Sesame oil: Powerful anti-oxidant, lowers blood pressure

The cultivation of sesame, commonly known as til ka tel or gingelly oil, is believed to have started in China. It is now native to India, Myanmar and Mexico. Sesame oil owes its unique properties to its balanced fatty acid profile, its powerful antioxidants, high Vitamin E and phyto-estrogen (lignan) content.

It is equally rich in mono-unsaturated fatty acids, MUFA, (41.5 per cent) and poly-unsaturated fatty acids, PUFA, (43.8 per cent), and it is low in saturated fats (14.6 per cent). This conforms very well to guidelines for fats and oils.

Besides fats, sesame oil is also rich in Vitamin E (40 milligrams per 100 grams), which is a good anti-oxidant. Vitamin E, besides being good for normal growth, development, skin and immunity, also protects sesame oil from rancidity, thus contributing to its long shelf life. Vitamin E also gives sesame oil an anti-ageing effect and helps it prevent chronic diseases such as cancer.

Even if sesame oil is refined, it is fine oil because of its high level of stable anti-oxidants. These anti-oxidants improve its taste. Roasted sesame oil resists rancidity due to anti-oxidants formed during seed roasting. It is popular in South India. Japanese people prepare a mix of table salt and crushed sesame seeds called Gomasia, which makes an excellent salt substitute and can help reduce blood pressure.

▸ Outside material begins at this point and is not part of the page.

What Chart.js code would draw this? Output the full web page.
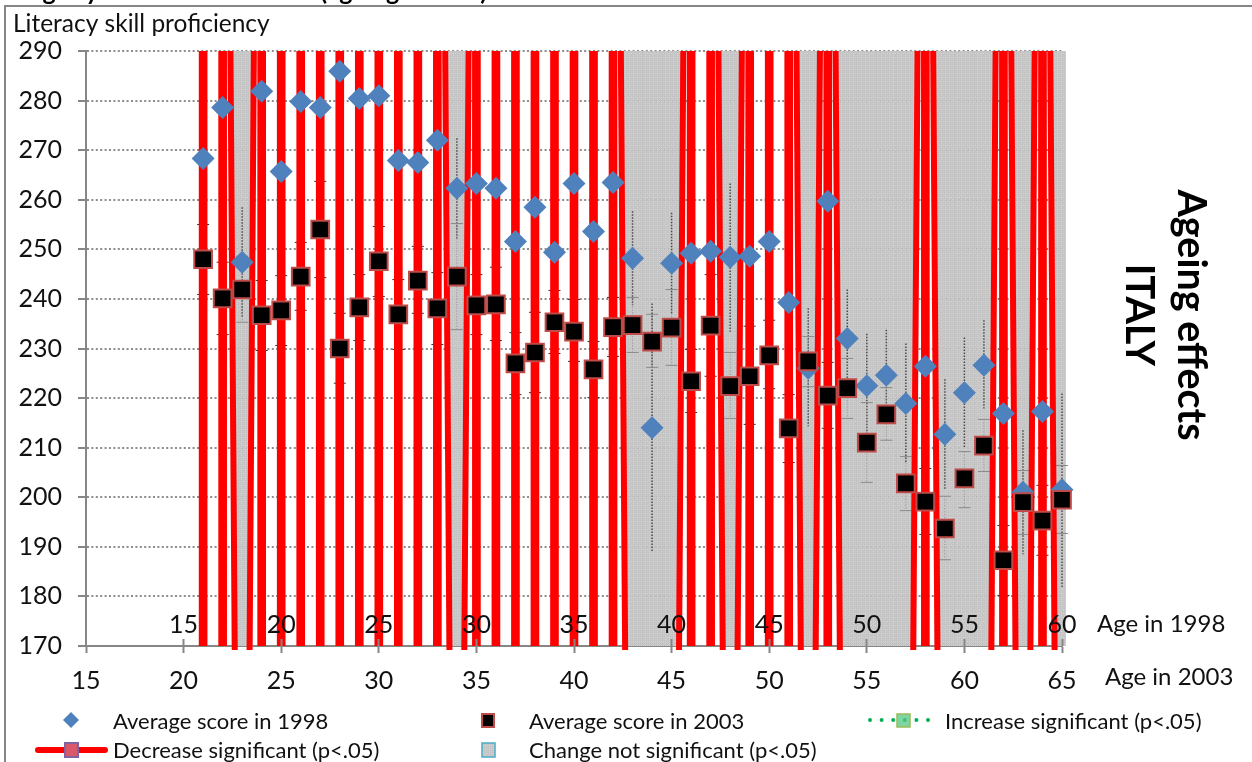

There are many variations in the colour of sesame oil: cold-pressed sesame oil is almost colourless, while Indian sesame oil is golden and Chinese sesame oil is a dark brown colour. Sesame oil has a high smoke point, and is suitable for frying, while heavy (dark) sesame oil (from roasted sesame seeds) has a low smoke point, and is unsuitable for frying. It is used for seasoning, particularly in East Asian cuisine.

Sesaminol inhibits lipid peroxidation (rancidity of fats), and reduces susceptibility to oxidative stress and free radical cell damage. A novel synergistic effect of sesame lignans happens with Vitamin E, which prevents the breakdown of the vitamin. This explains why sesame oil has anti-ageing properties and promotes longevity.